In the most straightforward analysis, you cannot have an AGI labeling things all by itself.  Somehow, a teacher must label the concepts even though the nameless concepts may have emerged automatically.  That's the bottomline.  How we can do better than that?  If your AGI calls coffee XYZ, and you don't know what XYZ refers to, then you basically have a "Rosetta stone" kind of problem.  Translating between 2 languages requires AGI, which begs the question.

 
But the sub parts of the brain aren't intelligent surely? Only the whole is? You didn't define intelligence so I can't determine where our disconnect lies.
 
You said the visual cortex can rewire to auditory parts in an unsupervised manner.  My question is how do you make use of this trick to build an AGI from scratch, without supervised learning?

 
I work with a strange sort of reinforcement learning of sorts as a base.
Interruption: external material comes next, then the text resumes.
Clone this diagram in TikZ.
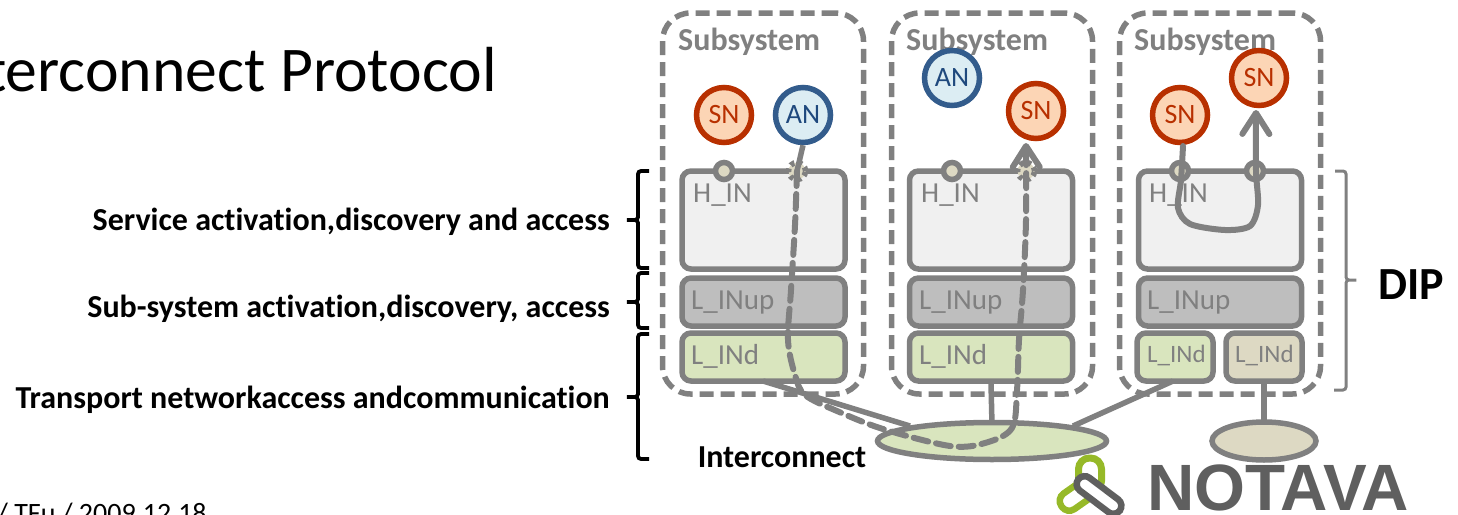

You can layer whatever sort of learning you want on top of it, I would probably layer supervised learning on it if the system was going to be social. Which would probably be needed for something to be
considered AGI.
 
Reinforcement learning may be good for procedural learning, but in my approach I focus only on knowledge maintenance.  I guess reinforcement learning is not an efficient way to deal with knowledge.

 
I am not saying we should imitate a flatworm then a mouse then a bird etc. I am saying that we should look at the problem classes solved by evolution at first, and then see how we would solve them with silicon.
This would hopefully keep us on the straight and narrow and not diverge into a little intellectual cul-de-sac
 
I agree.  And evolutionary algorithms should not be used to evolve an AGI from scratch because it is too slow and because we already know the mechanisms (no need to reinvent the wheel).
 
Saying that because the brain uses neurons to classify things, those  methods of classification are fixed, is like saying because a Pentiums uses transistors to compute things and they are fixed, what a pentium can compute is fixed.
Also if all neurons do is feature extraction/classification etc how can we as humans reason and cogitate?
 
I think the mechanisms of thinking in the brain are not that hard to understand.  We don't know the exact details but we have some very basic understanding of it.

 
Induction, deduction we know. However there are many things we don't know. For example getting information from other humans is an important part of reasoning. Which humans we should trust, who may be
out to fool us, we don't.
 
That's pattern recognition.  We know how to program it.  I don't think there are "many things we dont know".  I think we already know enough to build a practical functional system.  =)

 
Another thing we can't specify completely in advance is the frame problem. Or how to deal with faulty input (if we have a electrical storm that interferes with our AGI, what how would it now the inputs were faulty?).
 
The frame problem was there because of small knowledge bases and the inefficiency of inference.  It doesn't mean that we need "new" ways of inference.

 
One last thing we don't know how to deal with is the forgetting problem. What data should we forget? How do we determine which is the least important?
 
"Use it or lose it" may be the mechanism.  We will program that.

 
This is definately true.  But how do you convince other people to come to your flag. Argumentation, as I have discovered many times doesn't help :) The only way to get any sort of consensus is to make it as much like science as possible and make the impartial world the judge of the fitness of your ideas,
 
I have written some AGI theory on my page:
http://www.geocities.com/GenericAI
which I'm trying to get Ben to incorporate in his design.
 
The design is not yet complete but I believe we're on the way to creating the first functional AGI.